Over a century ago, my grandfather grew up on a farm about midway between St. Louis and the Indiana border. Their primary cash crop was tomatoes, which they sold in St. Louis. How they got them there I'm not really sure, but it had to have been hard traveling even if they'd had a car. (His uncle had a car, but so far as I recall from what he said, his father didn't until years later.) Well into his 90s, my grandfather grew the most amazing tomatoes.

Now I have a niece with the Peace Corps in rural Columbia. Near where she's living there's a farmer who's raising heirloom tomatoes for the Spanish and Italian markets on his half-acre farm. How they get there, I'm note entirely sure. Without it, his family goes hungry; with it, I guess they do okay but aren't getting rich.

Most farmers, whether they're raising corn and beans or something else, are price-takers; they don't get to set their own prices. One consequence of that is that it's often hard to make ends meet. [Lots of detail skipped.] Another consequence of this system is that food prices in most places at the other end tend to be very competitive and stay as low as they can manage to attract more customers to make money on their low margins. That means that an older woman I know who gets around $30 a month in food stamps and gets food from a pantry each week is able to feed herself and her two (and sometimes more) grandchildren that live with her regularly, if not well.

Most of the farms where I grew up are still family farms, but they are much larger, and after several decades of declining livestock populations, the numbers seem to have picked up. The field at the end of the cross street I grew up on that always had a bull in it, and was empty for many years after that, now has a small herd of cattle, mostly steers I'd guess.

Among the many complaints I hear the French farmers making (on the BFM app on AppleTV, for what it's worth), those I'm most sympathetic with are the ones about bureaucrats in Brussels (mainly) who know nothing about farming making rules that drive up costs and reduce productivity.
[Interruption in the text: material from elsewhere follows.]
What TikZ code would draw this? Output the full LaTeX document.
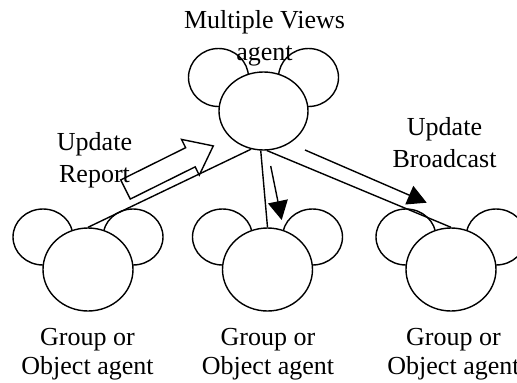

A couple years ago it was farmers in Sri Lanka making those similar complaints (not involving Brussels, but they seemed to be the same rules), and I think they're common to all the other farmer protests in Europe now.

Historically, from the Middle Ages to recent years, one of the chief reasons people starve is that it was varying degrees of hard and for a variety of causes to get food from where it was available to where it was needed (because of a crop failure in a place, for instance). It's important to keep the ability to move food from one place to another cheaply to avoid that problem.

I don't have a solution to all these problems (perhaps I need a good cigar), but keeping bureaucrats — particularly those with a Chicken Little complex — out of the loop as much as reasonably possible (which clearly isn't completely) is a start.